The introduction of IEX as a listings venue later this year will also pose an interesting inflection point as it relates to transparency in the public markets. The exchange, which gained notoriety due to Michael Lewis writing about its speed bump in his best-selling book Flash Boys, has positioned itself as an outsider.
‘There are many companies that feel a lack of clarity about what is going on in the public markets,’ points out Sara Furber, IEX’s head of listings. ‘They don’t understand how it works – and they feel like no one is explaining it to them.’
Shrinking small-cap pool
As the public markets have become more complex over the last 20 years, the number of small-cap companies going public has decreased significantly. The share of small caps in the public markets has fallen from 60 percent in 1975 to 20 percent last year, according to René Stulz, director of the Dice Center for Research in Financial Economics at Ohio State University.
While many small caps are likely benefiting from the aforementioned boom in private funding options, there could also be some connection between the way the public markets have evolved and the dearth of sub-$1 bn companies trading publicly. ‘There are true numerical impediments to banks buying small-cap firms,’ says David Collins, chief executive of Catalyst Global, a small-cap IR consulting company. Large buy-side institutions are less likely to take a position in a small-cap company because they’re keen to avoid the reporting requirements associated with owning more than 5 percent of a stock, Collins notes. The top sell-side banks are also less likely to cover small caps because they look for greater volume and liquidity, he adds.

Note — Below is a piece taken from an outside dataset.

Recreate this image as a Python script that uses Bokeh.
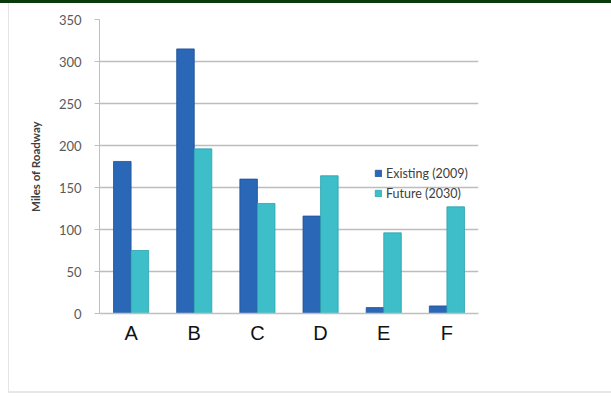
from bokeh.plotting import figure
from bokeh.models import (ColumnDataSource, Legend, LegendItem, Spacer, Range1d,
                          FactorRange)
from bokeh.transform import dodge
from bokeh.layouts import column
from bokeh.embed import file_html
from bokeh.resources import INLINE

categories = ["A", "B", "C", "D", "E", "F"]
existing_2009 = [181, 315, 160, 116, 7, 9]
future_2030 = [75, 196, 131, 164, 96, 127]
series_names = ["Existing (2009)", "Future (2030)"]
y_ticks = [0, 50, 100, 150, 200, 250, 300, 350]
row_label = "LOS"
better_label = "Better"
flow_title = "Traffic Flows"
worse_label = "Worse"

src = ColumnDataSource(dict(cat=categories, ex=existing_2009, fu=future_2030))

p = figure(width=603, height=390, x_range=FactorRange(*categories),
           y_range=Range1d(0, 350), output_backend="svg", toolbar_location=None,
           title=None,
           min_border_left=90, min_border_right=134, min_border_top=16,
           min_border_bottom=80)
p.margin = (0, 0, 0, 8)
p.styles = {"border-left": "1px solid #e4e4e4", "border-bottom": "2px solid #e8e8e8",
            "box-sizing": "border-box"}
p.outline_line_color = None
p.background_fill_color = "white"
p.border_fill_color = "white"

r1 = p.vbar(x=dodge("cat", -0.139, range=p.x_range), top="ex", width=0.278,
            source=src, fill_color="#2A67B6", line_color="#1F4F98", line_width=0.8)
r2 = p.vbar(x=dodge("cat", 0.139, range=p.x_range), top="fu", width=0.278,
            source=src, fill_color="#3DBEC9", line_color="#2AA3AF", line_width=0.8)

# y axis
p.yaxis.ticker = y_ticks
p.yaxis.axis_line_color = "#BFBFBF"
p.yaxis.major_tick_line_color = "#BFBFBF"
p.yaxis.major_tick_out = 5
p.yaxis.major_tick_in = 0
p.yaxis.minor_tick_line_color = None
p.yaxis.major_label_text_font = "Lato"
p.yaxis.major_label_text_font_size = "13px"
p.yaxis.major_label_text_color = "#595959"
p.yaxis.major_label_standoff = 13
p.yaxis.axis_label = "Miles of Roadway"
p.yaxis.axis_label_text_font = "Lato"
p.yaxis.axis_label_text_font_size = "11.5px"
p.yaxis.axis_label_text_font_style = "bold"
p.yaxis.axis_label_text_color = "#404040"
p.yaxis.axis_label_standoff = 14

# x axis: category letters, with "LOS" on the first row and the
# "Better / Traffic Flows / Worse" row as second lines of labels
nb = "\u00a0"
p.xaxis.major_label_overrides = {
    categories[0]: row_label + nb * 8 + "\u2009" + categories[0] + nb * 16
                   + "\n" + nb * 5 + better_label,
    categories[2]: categories[2] + "\n" + nb * 10 + flow_title,
    categories[5]: categories[5] + "\n" + worse_label + nb * 6,
}
p.xaxis.axis_line_color = "#BFBFBF"
p.xaxis.axis_line_width = 1.5
p.xaxis.major_tick_line_color = None
p.xaxis.major_tick_out = 0
p.xaxis.major_tick_in = 0
p.xaxis.minor_tick_line_color = None
p.xaxis.major_label_text_font = "Liberation Sans"
p.xaxis.major_label_text_font_size = "20px"
p.xaxis.major_label_text_line_height = 1.95
p.xaxis.major_label_text_color = "#111111"
p.xaxis.major_label_standoff = 8

p.xgrid.grid_line_color = None
p.ygrid.grid_line_color = "#BDBDBD"
p.ygrid.grid_line_width = 1.5

legend = Legend(items=[LegendItem(label=series_names[0], renderers=[r1]),
                       LegendItem(label=series_names[1], renderers=[r2])],
                location=(275, 112), orientation="vertical")
legend.padding = 0
legend.margin = 0
legend.spacing = 4
legend.glyph_width = 8
legend.glyph_height = 8
legend.label_height = 16
legend.label_standoff = 4
legend.label_text_font = "Lato"
legend.label_text_font_size = "12.5px"
legend.label_text_color = "#404040"
legend.border_line_color = None
legend.background_fill_alpha = 0
p.add_layout(legend, "center")

top = Spacer(width=611, height=3, background="#083A0C")
layout = column(top, p, spacing=0)

open("out.html", "w").write(file_html(layout, INLINE))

When factoring this in with the expense of one-off IPO and mandatory reporting costs once public, it’s easy to see why companies might be deterred from listing their stock publicly. ‘We hear a lot of executives saying they don’t really understand the commitment and requirement of being a public company CEO, not just in terms of reporting and regulatory issues, but also with their obligation to shareholders,’ says Jason Paltrowitz, executive vice president of corporate services at OTC Markets.
There’s an increase in the number of companies dipping their toe into the water of the public markets without having to go through the costly process of registering with the SEC through Regulation D, according to Paltrowitz. ‘We’re seeing a lot of companies do what we call the ‘slow-PO’, where they raise money in the Regulation D market and slowly enter the public market,’ he says.
Looking beyond the short term
For small caps in particular, an IPO can expose a company to significant risks. If a firm finds itself struggling to match expectations, it can become vulnerable to short-termism, according to FCLT GLobal’s CEO Sarah Williamson. ‘Companies don’t want to go public because they will be subject to very short-term pressures of providing guidance and hitting that guidance instead of having a long-term view,’ she explains.
Williamson points to recent research co-produced with McKinsey, which finds 55 percent of CFOs surveyed saying they would prioritize hitting quarterly guidance targets ahead of pursuing a minimum viable product opportunity that may have significant long-term benefits.
Traditionally, the public markets have been seen as the endgame for many companies and – assuming they can stabilize their stock price – provide a long-term forum for fundraising. But short-term pressures around guidance and increased vulnerability to activists or takeover bids from larger competitors might be leading some companies to focus on their feet instead of the road in front of them.
What’s clear is that buoyant and vibrant public markets benefit society at large. While the Wall Street bull’s horns may have been blunted somewhat during the last two decades, it’s also clear there are enough actors waving the red flag in front of it to provide hope to those looking for greater liquidity.